Sunday 11 November 2018

Kambyra Town: Beyond the Docks


I was met at the docks by Lord Veviot’s equerry. He may have discerned, by the curl of my lip, that I was unimpressed by what I beheld, for he whisked me away to my waiting coach, oozing sweat and apologies in equal measure. I instructed him to lower the blinds as we made our way through the port district, for I had no wish to see any more of that place. Nor did I wish the folk of the ports to see aught of me.
            An excerpt from the Earl of Zastenuto’s “The Empire Abroad: An Exile’s Travels Throughout The Colonies”

If there is a true centre to Kambyra Town, it is the port district. There – if you don’t mind getting your hands dirty and can endure the company of the disreputable and the dangerous – you can obtain most anything: rare items, drugs and poisons, unusual pleasures, secrets and favours. Or so I have heard.
            Calvid Rhoak, the Wandering Scrimshander

Although Kambyra Town is somewhat decentralised, lacking an easily identifiable hub, the port district is the oldest and busiest part of the town. The streets are narrow and poorly maintained, but throng with folk from every corner of the Empire and those lands which do commerce with it. Here and there one might espy haughty N’tilian dervishes glaring from beneath their strange, peaked hats, swirling their swords with an idle, miraculous dexterity. Or one may see a Half-Giant from Kanderundle, surging through the crowds like an Illustari cutter, or sailors from many nations. Kambyra trades with the world – admittedly on a small scale compared to the great ports – and the port district is the town’s front doorstep.

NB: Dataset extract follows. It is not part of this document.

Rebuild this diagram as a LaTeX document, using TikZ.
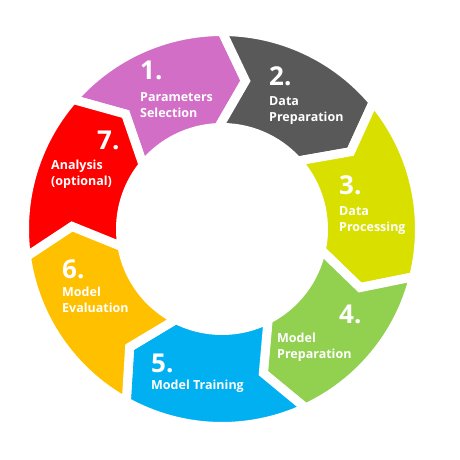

Most of the buildings are commercial: larger constructions of volcanic basalt and slate roofs signify the presence of great traders or powerful moneylenders, whilst the slapdash buildings of leaning timber and reed thatch denote inns, taverns and less successful merchants. Finally, there are the canvas shelters that are home to the poorest traders and street hawkers. Here and there are precarious-seeming tenements wherein dwell the workers of the port: dockers, fisherfolk, labourers, servants and prostitutes.

The port district occupies a narrow but tight-packed sliver of land that describes – with a certain amount of poetic license – a squashed and elongated figure-eight. It is almost, but not quite, cut in two by the rocky spine of the Claw. It is backed by the broad arc of the Jovost III Plaza, a wide cobbled space that is a more effective partition than any wall: any port folk seeking to leave their ‘proper place’ must cross the plaza, beneath the suspicious gaze of the Fourfooted and the scornful gaze of Kambyra’s powerful as they idle beneath the leafy shade of the trees of the Empire Garden (a remarkable space wherein trees and plants from every province of the Empire are grown with loving care. Only those with gentle status or their guests may enter).

The Port District has two distinct areas, each drawing its character from the harbour it serves: that which abuts on Noriklo is slightly more orderly, a little more urbane and a great deal more cosmopolitan: Noriklo is Kambyra’s major point of entry, and many travellers pass through.

That part of the Port District that serves Sudiklo is in some ways less appealing, due to the fact that it serves local fishing fleets and those small-fry trading vessels that cannot afford the berthing fees of Noriklo. The accommodation is worse, the rule of law weaker. On the other hand, Sudiklo is an admirable point of entry for those of a more nefarious nature, and this is reflected in the thriving black market in drugs, forgeries and weapons.

At the very southern end of Sudiklo is a small enclave that is, for the most part, segregated from the rest of the port and left largely alone by Sudiklo’s raucous inhabitants. Here there are a few quiet streets, lined with hedges and spindly trees, behind which sit small houses, well-constructed of wood and tiles, with windows of glass (hugely rare in the Port District, except in the larger inns and trading-houses). These streets are regularly patrolled by unusual guards: short men and women clad in loose-fitting purple robes wielding long, curved swords.  These unusual individuals are members of the Djinn Guard – those sworn to defend the High Merchants of Velkhiranu (a mighty archipelago of free cities and oligarchies far to the east). There are several High Merchants present at any given time, Velkhiranu having been granted a lease-in-perpetuity over the southern end of Sudiklo after defeating the Empire – three times – in war. The colonial administration tries to ignore the Velkhiranu presence as much as it can plausibly do so. It is impossible, in any case, to directly threaten the High Merchants, as they are protected by treaty. It is equally impossible to place spies in the Velkhiranu enclave (a few unfortunate incidents were required to demonstrate this to the satisfaction of the obdurate colonial bureaucracy).

The High Merchants keep to themselves, however: they trade with Kambyra just enough to maintain an appearance of commercial activity. Their true purpose on the island is unknown, and for now, unknowable.